There are also no creditors’ meetings, which will likely make collaborating with fellow creditors and the SBR Practitioner more difficult which may limit the opportunity to explain the circumstances for the appointment.

Meanwhile, if the SBR plan proposal fails, the company is returned to the directors. Unlike in the Voluntary Administration process, the creditors’ control is limited to approving the SBR Plan.  “While the presentation of the SBR plan to creditors is a deemed point of insolvency, there is no automatic winding up or option to wind up the company should a SBR plan be rejected by creditors,” Spring says. “This may create more zombie companies as the directors may have exhausted their cash resources during the SBR process and be unable to voluntarily wind the company up.”

The Ugly

Spring is concerned about how quickly the legislation was drafted, especially considering there was limited consultation with industry. “The drafting encompasses four pieces of separate legislation making it very complex to follow,” he says. “For example, the industry’s peak body’s checklist for the SBR Process has more action items than a Creditors Voluntary Liquidation.”

He adds there are double-up requirements and anomalies for the SBR Practitioner, and the complexity created will impede the ability to create a streamlined cost-efficient outcome for the debtor company that may limit the effectiveness of the process.

As for the Simplified Liquidation process, Spring says, “It is difficult to understand, in practice, how this process will materially benefit the debtor, creditor or practitioner.”

However, Spring adds that as this is very new legislation, perhaps additional practical refinement will eventuate down the track.
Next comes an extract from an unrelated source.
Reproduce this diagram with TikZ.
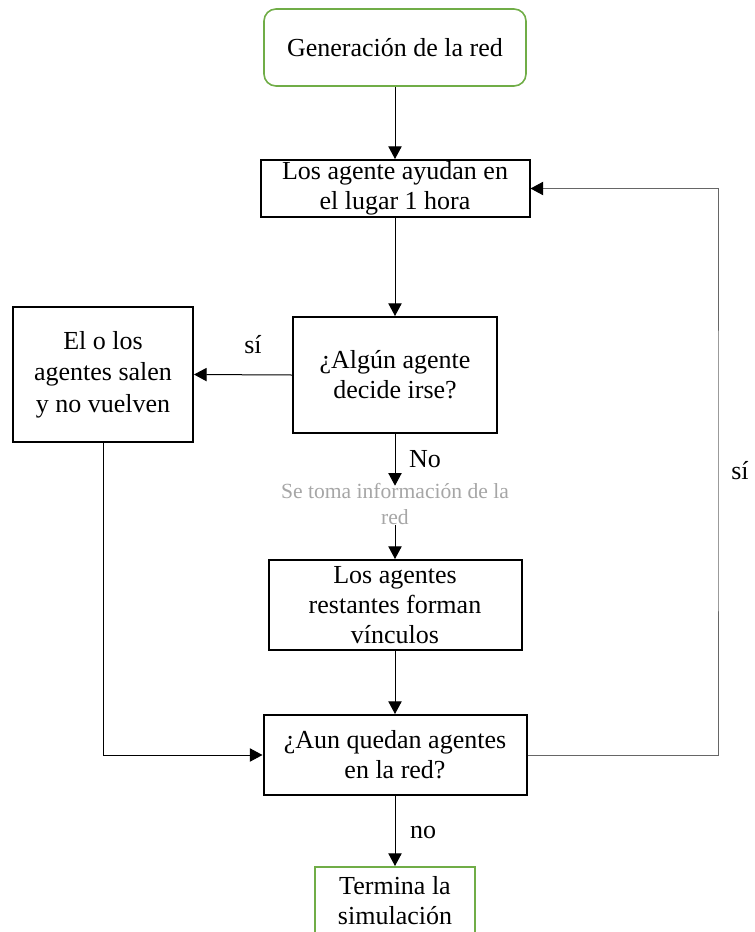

“It’s hoped that by providing more framework options for financially distressed situations, the debtor, creditor and practitioner are pulled together in their mutual desire to sort out the mess and not leave it to any further legislative intervention,” he says. “Thus in 2021, it is likely to be the active involvement of stakeholders and an effective undertaking of the most relevant insolvency procedure that produces positive outcomes for all parties.”